Now. You can go through the rest of the game with just that tooth and not know what the fuck it means. Later in the game, when you’re at the library researching ghosts on the microfiche, there’s an article about the miners prying the teeth out of their boss’s mouth with a pair of pliers. Each miner kept a tooth, and they passed them on to other people. Some secreted the teeth away only to be found by others after their passing. This is meant to spur you to think, “Aha! My tooth is part of this.” Especially if you talk to Miss Rosa in the tunnel/trolley-way and get the story of your grandfather being a rabble-rouser back in the day. If you do these two things then talk to your dad at the very end of the game, you get a scene about him saying the Ham Panther needs a union. You give him the tooth, and you say they do need a union and tell him the story behind the tooth. Without the tooth, you don’t get any of that. How much dialogue you gets depends on how many conversations you have with other people. How does this tie in with Germ Warfare? If you unlock the house scene, his uncle will come talk to you as you’re trampolining. He talks about how your dad needs to form a union at the Ham Panther (or something similar). When you have the end scene with your dad, you mention Germ’s uncle when talking about forming a union.


Now remember, NONE of this is necessary to finishing the game. None! It’s incredible to me that you have so much control over what you see and experience in this game. I’ve heard you can do the game in eight hours or so, but my first playthrough was roughly fourteen-fifteen hours. I’ve put in thirty-three hours in total, and that includes three playthroughs and the two side games. I would say I put in two hours tops for the side games combined, so I’ve put in around thirty-one hours into the main game.
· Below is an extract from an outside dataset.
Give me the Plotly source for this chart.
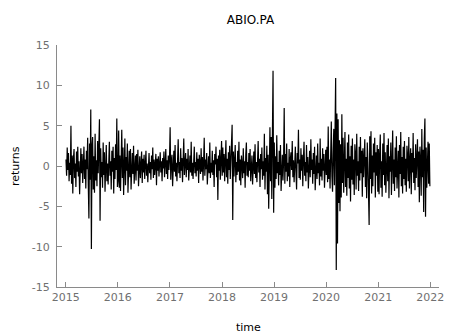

This game has affected me in a way that few games have. It’s funny. If you had asked me after my first playthrough what my snap review of the game would have been, I would have said, “I liked it quite a bit, but there are many parts I didn’t like, either.” Numerically, I would have given it a 7.5 out of 10. After my second playthrough, I would have said, “Wow. There’s so much more than I thought. The negatives aren’t as important, and it’s only better with a second playthrough.” Numerical value: 8.25 out of 10. After the third playthrough, I would have said, “I love this game. I don’t even care about the negatives. What an amazing game. Incredible.” Number: 9.25 out of 10. The negatives are still very much there, but I just didn’t care by the third playthrough. It helped that I was much better at the gaming sections, which, ironically, were my least-favorite parts.

I really appreciate how the game deals with mental health issues. I’ve touched on it before, and here’s a video by PushingUpRoses addressing those issues. I don’t agree with all her assessments (I don’t think Mae is bipolar), but we’re mostly in accord.

The mystery is still take-it-or-leave-it, but it doesn’t matter. I grew to deeply love these characters, and I wanted to spend more time with them. I cared about their lives and what would happen to them in the future. I want Lori to grow up and be a famous director of horror movies, eating pizza and watching Italian gore movies whenever she wants. I want Germ Warfare to keep on being thoroughly himself, not ever changing to please anyone. I want Bea to be able to go to college, whether it’s in the real world or online, and to get the life she so richly deserves. I want Gregg and Angus to move to Bright Harbor and live in a shitty apartment, but to be surrounded by like-minded, supportive people who are diverse, queer, and creative.  And Mae. Oh, Mae. I want Mae to deal with her mental health issues, to find the passion that will drive her, and to fucking change the world one power line at a time.





*Rats as in animal rats. Lori is a person-like character, even though she’s a mouse. It sounds confusing, but it isn’t, really.